Smooth Sailing for Net Lease Cap Rates Until 2024. Then, Watch Out

CBRE’s Levy predicts some cap rate expansion for new long-term net lease deals, “surprising upside” for retail he says is undervalued.

Spencer Levy, CBRE’s Global Chief Client Officer, delivered a bullish outlook of two more years of strong CRE growth in his keynote at GlobeSt’s Net Lease Spring conference, held in New York on Tuesday, dismissing inflation concerns and rising interest rates as “a two-year-blip” during his presentation.

Levy predicted a “surprising upside” to a retail market he says is “undervalued overall by 200 basis points,” surging industrial and multifamily markets “on cruise control” and an “evolving” office market that will see footprints shrink by less than 10 percent.

The CBRE exec underlined the euphoria of a seemingly endless tide of capital flooding asset classes by displaying a slide that instructed the in-person audience to “Don’t Worry, Be Happy.”

Then he delivered a buzz-kill with the illustration for his 2024 forecast: two ancient sailing vessels about to plunge off the precipice of what appeared to be a flat earth where no one thought cap rates would expand or spreads would blow out anytime soon.

After the keynote, Levy’s interpretation of his long-term prognosis sounded like a much softer landing than sailing over the edge of a cliff—with a caveat that labor shortages have the potential to set off an “out of control” inflationary spiral.

Levy said CBRE doesn’t expect cap rates to expand for most industrial and multifamily assets that are recording record rent growth right now, but it does see cap rates expanding for long-term net lease deals that do not have significant annual rent increases, a.k.a. bumps, built into them.

“We do see cap rates for long-term net leases expanding, but how much they’ll rise is the topic of the day,” Levy told GlobeSt.com.

“Long-term, you’re going to see some cap rate expansion and small bumps (in net lease deals), but in the short term you’re going to see a thinning of the market for some disfavored asset classes,” he added.

Levy identified value-add office as an asset that will be pressured by expanding cap rates. “The debt capital market for value-add office that is not stabilized is thin, and the buyer market for that is thin as well,” he said. “That’s the kind of asset that will be most negatively pressured by a rising rate curve because these assets already were under pressure prior to a rate expansion.”

Levy also tempered his “two-year blip” description regarding inflation and interest rates, noting that CBRE recently upped its projection of 2022 interest rate hikes by the Fed from 4 to 7.  He also said the severity of the inflationary cycle will be determined by whether the labor shortage can be alleviated.

“Labor is the whole story as far as I’m concerned,” he told us. “If we don’t figure out a way to solve the labor shortage, that’s where inflationary pressure is going to spiral out of control.”

With a slide he titled “The Scariest Thing You’ll See Today,” Levy told the audience at the Westin Times Square that e-commerce’s penetration of retail, which rose to a 26 percent share in 2020, actually declined last year and appears to be plateauing in recent months at about 22 percent.

“I’m not saying e-commerce has peaked, but there’s a risk factor that e-commerce will peak a lot sooner than people think,” he told us. “Last year, e-commerce penetration dropped.
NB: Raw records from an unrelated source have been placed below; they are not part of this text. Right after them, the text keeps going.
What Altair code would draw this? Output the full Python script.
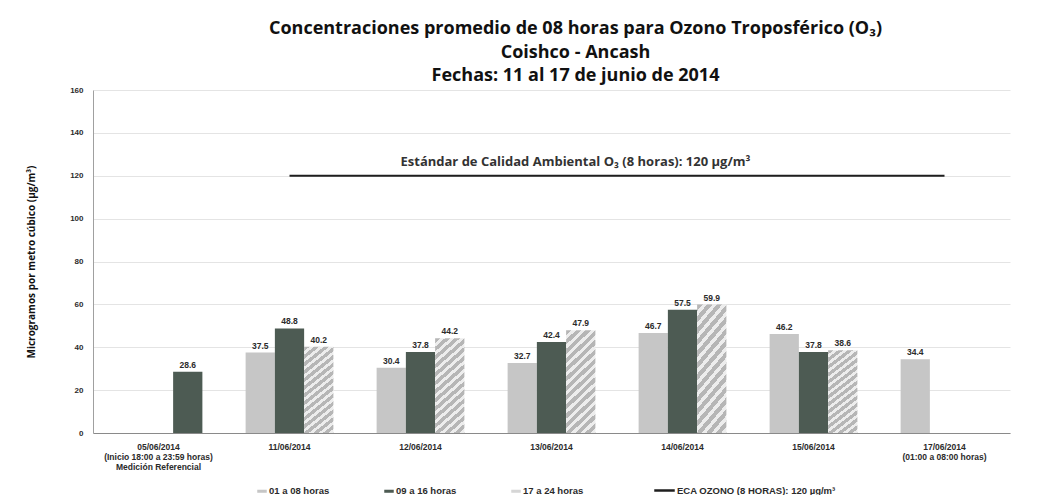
import altair as alt
import pandas as pd

# ---------------- data ----------------
fechas = ["05/06/2014", "11/06/2014", "12/06/2014", "13/06/2014",
          "14/06/2014", "15/06/2014", "17/06/2014"]
periodos = ["01 a 08 horas", "09 a 16 horas", "17 a 24 horas"]

v_01_08 = [None, 37.5, 30.4, 32.7, 46.7, 46.2, 34.4]
v_09_16 = [None, 48.8, 37.8, 42.4, 57.5, 37.8, None]
v_17_24 = [28.6, 40.2, 44.2, 47.9, 59.9, 38.6, None]
# colour group of each 17-24 bar (the 05/06 reference bar is drawn dark)
g_17_24 = ["09 a 16 horas", "17 a 24 horas", "17 a 24 horas", "17 a 24 horas",
           "17 a 24 horas", "17 a 24 horas", "17 a 24 horas"]

eca_fechas = ["11/06/2014", "12/06/2014", "13/06/2014", "14/06/2014",
              "15/06/2014", "17/06/2014"]
eca_valor = 120
eca_serie = "ECA OZONO (8 HORAS): 120 µg/m³"
eca_texto = "Estándar de Calidad Ambiental O₃ (8 horas): 120 µg/m³"

etiquetas_x = {
    "05/06/2014": ["05/06/2014", "(Inicio 18:00 a 23:59 horas)", "Medición Referencial"],
    "17/06/2014": ["17/06/2014", "(01:00 a 08:00 horas)"],
}

titulo = ["Concentraciones promedio de 08 horas para Ozono Troposférico (O₃)",
          "Coishco - Ancash",
          "Fechas: 11 al 17 de junio de 2014"]
y_titulo = "Microgramos por metro cúbico (µg/m³)"

# ---------------- tables ----------------
rows = []
for i, f in enumerate(fechas):
    for per, vals in zip(periodos, [v_01_08, v_09_16, v_17_24]):
        v = vals[i]
        if v is None:
            continue
        grupo = g_17_24[i] if per == "17 a 24 horas" else per
        rows.append({"fecha": f, "periodo": per, "valor": v, "grupo": grupo})
df = pd.DataFrame(rows)

eca_df = pd.DataFrame({"fecha": eca_fechas,
                       "valor": [eca_valor] * len(eca_fechas),
                       "serie": [eca_serie] * len(eca_fechas)})
eca_lbl = pd.DataFrame({"fecha": ["13/06/2014"], "valor": [eca_valor], "t": [eca_texto]})

# ---------------- styles ----------------
LBL_FONT = "Liberation Sans"
TXT = "#2b2b2b"

# diagonal hatch approximated with a striped linear gradient
n_per = 44
stops = []
for i in range(n_per):
    a = i / n_per
    m = (i + 0.55) / n_per
    b = (i + 1) / n_per
    stops += [alt.GradientStop(offset=a, color="#b6b6b6"),
              alt.GradientStop(offset=m, color="#b6b6b6"),
              alt.GradientStop(offset=m, color="#ededed"),
              alt.GradientStop(offset=b, color="#ededed")]
hatch = alt.LinearGradient(gradient="linear", stops=stops, x1=0, y1=0, x2=1, y2=3.7)

label_expr = " : ".join(
    f"datum.value == '{k}' ? {v!r}" for k, v in etiquetas_x.items()
) + " : datum.value"

x_enc = alt.X("fecha:N", sort=fechas,
              scale=alt.Scale(domain=fechas, paddingInner=0.33, paddingOuter=0.165),
              axis=alt.Axis(title=None, labelAngle=0, labelExpr=label_expr,
                            labelFont=LBL_FONT, labelFontSize=8.5, labelFontWeight="bold",
                            labelColor=TXT, labelPadding=9, labelLineHeight=10,
                            ticks=False, grid=False, domainColor="#8a8a8a", domainWidth=1))
xo_enc = alt.XOffset("periodo:N", sort=periodos, scale=alt.Scale(domain=periodos))
y_enc = alt.Y("valor:Q",
              scale=alt.Scale(domain=[0, 160], nice=False),
              axis=alt.Axis(title=y_titulo, values=list(range(0, 161, 20)),
                            labelFont=LBL_FONT, labelFontSize=8, labelFontWeight="bold",
                            labelColor=TXT, labelPadding=10, ticks=False,
                            domainColor="#a0a0a0", gridColor="#e4e4e4",
                            titleFont="Open Sans", titleFontSize=10, titleFontWeight="bold",
                            titleColor="#111111", titlePadding=33))

bars = alt.Chart(df).mark_bar().encode(
    x=x_enc, xOffset=xo_enc, y=y_enc,
    color=alt.condition(
        "datum.grupo == '17 a 24 horas'",
        alt.value(hatch),
        alt.Color("grupo:N",
                  scale=alt.Scale(domain=periodos, range=["#c6c6c6", "#4d5b53", "#d6d6d6"]),
                  legend=alt.Legend(title=None, orient="none", direction="horizontal",
                                    columns=3, legendX=164, legendY=396,
                                    symbolType="M-1,-0.32H1V0.32H-1Z", symbolSize=90,
                                    symbolStrokeWidth=0, labelFont=LBL_FONT,
                                    labelFontSize=9.5, labelFontWeight="bold",
                                    labelColor=TXT, labelOffset=2, columnPadding=54,
                                    padding=0))),
)

vals = alt.Chart(df).mark_text(dy=-7, font=LBL_FONT, fontSize=8.5, fontWeight="bold",
                               color=TXT).encode(
    x=x_enc, xOffset=xo_enc, y=y_enc, text=alt.Text("valor:Q", format=".1f"))

line = alt.Chart(eca_df).mark_line(strokeWidth=2).encode(
    x=x_enc, y=y_enc,
    stroke=alt.Stroke("serie:N", scale=alt.Scale(range=["#1e1e1e"]),
                      legend=alt.Legend(title=None, orient="none", legendX=560, legendY=389,
                                        symbolType="stroke", symbolSize=420,
                                        symbolStrokeWidth=2.5, labelFont=LBL_FONT,
                                        labelFontSize=9.5, labelFontWeight="bold",
                                        labelColor=TXT, labelOffset=1, padding=0)))

eca_t = alt.Chart(eca_lbl).mark_text(dx=24, dy=-14, font="Open Sans", fontSize=13,
                                     fontWeight="bold", color="#333333").encode(
    x=x_enc, y=y_enc, text="t:N")

chart = alt.layer(bars, vals, line, eca_t).properties(
    width=917, height=343,
    autosize=alt.AutoSizeParams(type="none"),
    padding={"left": 85, "top": 82, "right": 16, "bottom": 62},
    title=alt.TitleParams(text=titulo, font="Open Sans", fontSize=18, fontWeight="bold",
                          color="#111111", lineHeight=23.5, anchor="middle", dx=24,
                          offset=1),
).configure(
    background="white",
    style={"cell": {"stroke": "transparent", "strokeWidth": 0}},
).configure_view(stroke="transparent", strokeWidth=0).configure_axisX(grid=False)

chart.save("out.html", embed_options={"renderer": "svg", "actions": False})
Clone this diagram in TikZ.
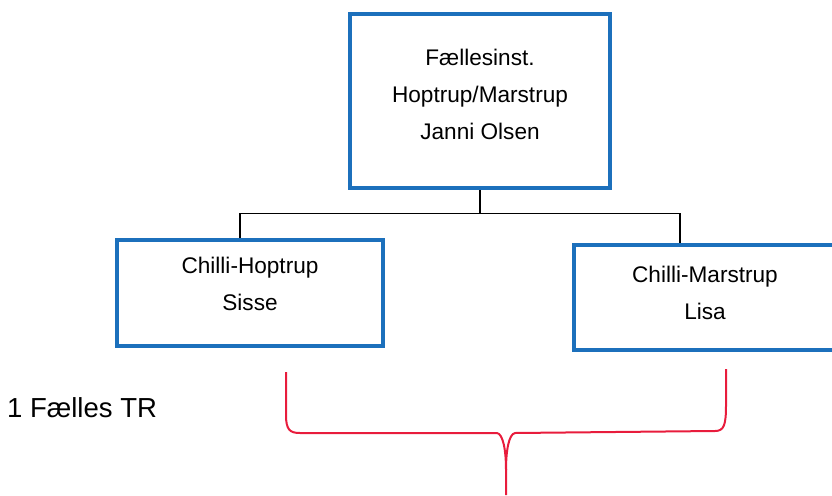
\documentclass[tikz,border=0pt]{standalone}
\usepackage{fontspec}
\setmainfont{Liberation Sans}
\definecolor{boxblue}{RGB}{28,112,188}
\definecolor{bracered}{RGB}{232,28,60}

\begin{document}
\begin{tikzpicture}[x=1pt,y=-1pt,
        unit/.style={draw=boxblue,line width=3.5pt,inner sep=0pt,align=center,
                     font=\fontsize{22.6}{37}\selectfont},
        link/.style={line width=1.3pt},
        brace/.style={draw=bracered,line width=2pt,line join=round}]
    \useasboundingbox (0,0) rectangle (832,495);

    \node[unit,minimum width=260pt,minimum height=174pt,text depth=13pt] at (480,101) (top) {F\ae llesinst.\\Hoptrup/Marstrup\\Janni Olsen};
    \node[unit,minimum width=266pt,minimum height=106pt,text depth=19pt] at (250,293) (sisse) {Chilli-Hoptrup\\Sisse};
    \node[unit,minimum width=262pt,minimum height=105pt,text depth=10pt] at (705,297.5) (lisa) {Chilli-Marstrup\\Lisa};
    \node[anchor=base west,inner sep=0pt,font=\fontsize{27.5}{33}\selectfont] at (7,417) (tr) {1 F\ae lles TR};

    % tree lines
    \draw[link] (top.south) -- ++(0,24) coordinate (bus);
    \draw[link] ([xshift=-10pt]sisse.north) |- (bus) -| ([xshift=-25pt]lisa.north);

    % red brace under the two units
    \draw[brace] (286,372) -- (286,415) .. controls (286,430) and (290,433) .. (300,433)
        -- (497,433) .. controls (503,434) and (506,450) .. (506,470) -- (506,495);
    \draw[brace] (506,470) .. controls (506,450) and (509,434) .. (515,433)
        -- (715,431) .. controls (724,431) and (726,425) .. (726,405) -- (726,369);
\end{tikzpicture}
\end{document}
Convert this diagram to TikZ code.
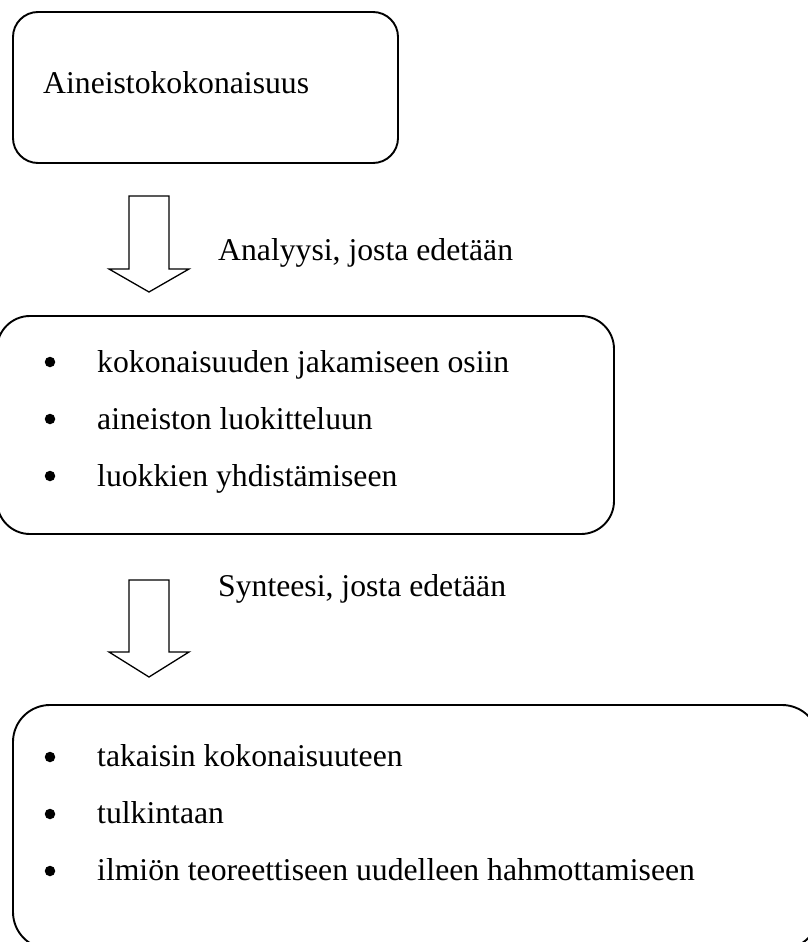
\documentclass[tikz,border=0pt]{standalone}
\usepackage{fontspec}
\setmainfont{Liberation Serif}
\begin{document}
\begin{tikzpicture}[x=1pt,y=-1pt,
  box/.style={draw, line width=1.9pt, rectangle, inner sep=0pt},
  txt/.style={anchor=base west, inner sep=0pt, font=\fontsize{31.7}{38}\selectfont},
  dot/.style={circle, fill=black, inner sep=0pt, minimum size=10.5pt},
  blockarrow/.style={draw, line width=1.3pt, line join=miter}]
\useasboundingbox (0,0) rectangle (808,942);

% top box
\node[box, minimum width=385pt, minimum height=151pt, rounded corners=25pt] (b1) at (205.5,87.5) {};
\node[txt] (t1) at (43,93) {Aineistokokonaisuus};

% first block arrow and its label
\coordinate (a1) at (149,196);
\draw[blockarrow, shift={(a1)}] (-20,0) -- (20,0) -- (20,73) -- (40,73) -- (0,96) -- (-40,73) -- (-20,73) -- cycle;
\node[txt] (l1) at (218,260) {Analyysi, josta edetään};

% middle box
\node[box, minimum width=617pt, minimum height=218pt, rounded corners=33pt] (b2) at (305.5,425) {};
\node[dot] (d21) at (50,362) {};
\node[txt] (t21) at (97,372) {kokonaisuuden jakamiseen osiin};
\node[dot] (d22) at (50,419) {};
\node[txt] (t22) at (97,429) {aineiston luokitteluun};
\node[dot] (d23) at (50,476) {};
\node[txt] (t23) at (97,486) {luokkien yhdistämiseen};

% second block arrow and its label
\coordinate (a2) at (149,580);
\draw[blockarrow, shift={(a2)}] (-20,0) -- (20,0) -- (20,72) -- (40,72) -- (0,97) -- (-40,72) -- (-20,72) -- cycle;
\node[txt] (l2) at (218,596) {Synteesi, josta edetään};

% bottom box
\node[box, minimum width=806pt, minimum height=244pt, rounded corners=37pt] (b3) at (416,827) {};
\node[dot] (d31) at (50,757) {};
\node[txt] (t31) at (97,766) {takaisin kokonaisuuteen};
\node[dot] (d32) at (50,814) {};
\node[txt] (t32) at (97,823) {tulkintaan};
\node[dot] (d33) at (50,871) {};
\node[txt] (t33) at (97,880) {ilmiön teoreettiseen uudelleen hahmottamiseen};
\end{tikzpicture}
\end{document}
Is it a temporary drop or a permanent drop? Nobody knows the answer to that question.”

Regarding workers returning to offices, Levy said workers and employers are in the midst of “a classic labor-management dispute” over how many days per week employees are needed in the office. He projected that this will shake out to 3-4 days per week, depending on job functions.

“What we’re seeing in offices is not a real estate story, it’s a labor story,”he said. “What we have right now is such a tight labor market that labor is asserting its rights.”